THE RULES OF ABSTRACTION:

In the course of my research, much of which relates to selection of legal and ethical decision rules, I’ve often pondered the meaning of the word “rule” itself. What does it actually mean to have a rule, or to be guided by one? The more I think about it, the more I think that a rule means a prescription for action that relies on an intermediate degree of abstraction. When rules become either too abstract or too situation-specific, they begin to lose their rule-like character.



Take the rules of etiquette. One rule is to say “Thank you” when someone gives you a gift or performs a service for you; another is to say “Please” when you wish someone to do something for you; and so on. Now, imagine if we replaced these rules with a single, highly abstract directive to just “Be polite.” That directive would not provide much useful guidance. Lacking more information, the decision-maker would have to decide for each and every interaction what would be a “polite” thing to do.



On the other hand, what if we had a different prescription for every possible interaction? One directive for when someone passes the butter, another for when someone passes the salt, another for when someone holds open a door, another when someone holds the elevator, etc. The decision-maker’s problem would be very similar to that which he encountered under the “Be polite” rule. Any time he encountered a novel situation – and arguably, every situation is novel in at least some infinitesimal degree – he would have to decide the correct action, without much assurance that it’s correct. (Would it be okay for him to use the passing-the-butter response the first time someone passed him I-Can’t-Believe-It’s-Not-Butter?)

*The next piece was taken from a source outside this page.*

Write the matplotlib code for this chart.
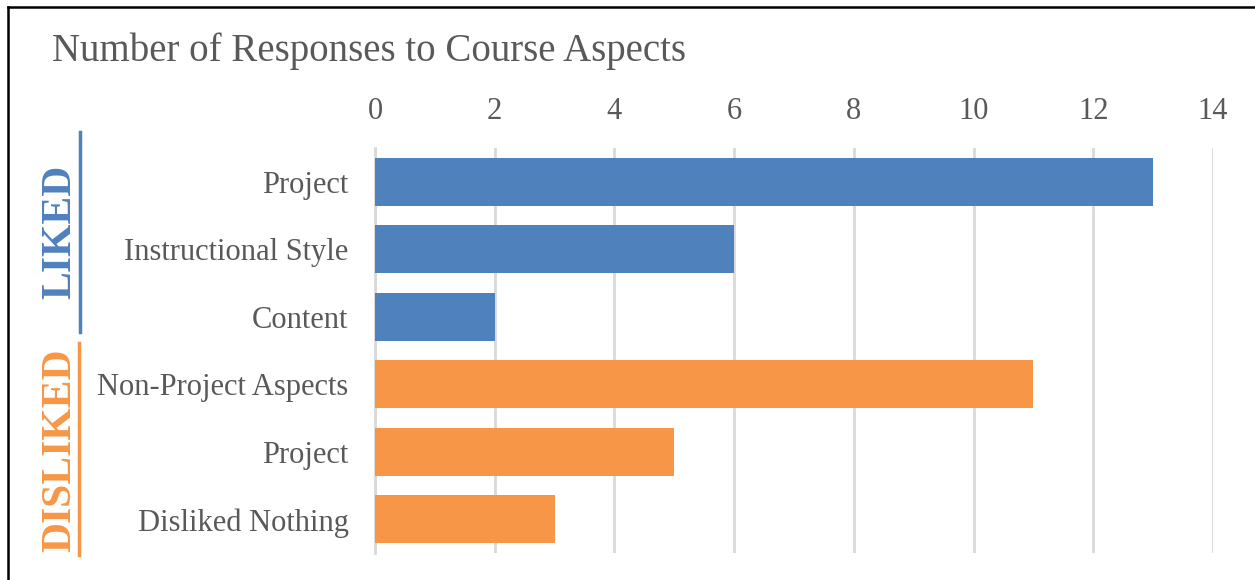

The actual rules of etiquette have an intermediate degree of abstraction, neither so broad as to include all situations, nor so narrow as to differ for each and every specific situation. They identify abstractly-defined types or kinds of situations.



The same analysis applies to legal rules. A rule of tort liability that said “Do the right thing” or “Be careful” would not be terribly helpful, unless the decision-maker had some idea of what other people think is right in more narrowly defined types of situation. But if the categories were too narrow, depending too much on the particular characteristics of the particular situation, the decision-maker’s dilemma would be the same. A more useful rule of tort liability tells the decision-maker how to act in situations with an intermediate degree of abstraction; e.g., “Always yield to cars already on the freeway when merging.”



I surmise that my definition of rule-ness could be applied to the rules of virtually every area of human interaction: the rules of language, the rules of ethics, the rules of games, etc.



One implication of my position is that many so-called rules of law, such as the ubiquitous “balancing rules” and “reasonable man” tests, are not very rule-like at all. They are standards, which have a higher degree of abstraction than rules. Standards can be useful in choosing rules, and in dealing with novel situations that arise in the “cracks” between rules. But they can also create considerable uncertainty if allowed to substitute for, rather than supplement, rules with an intermediate degree of abstraction. A similar problem afflicts case-by-case decision-making, which errs on the side of too little abstraction instead of too much.



I realize that I’m shifting between a descriptive notion of rules (what we mean by the term “rule”) and a normative notion (what rules should be like). But I happen to think the entities we call rules usually do have this characteristic of intermediate abstraction, despite some exceptions. If we sometimes apply the word rule to entities that are highly abstract or highly specific, it is because abstraction and specificity are separated by a gradient, not a sharp line.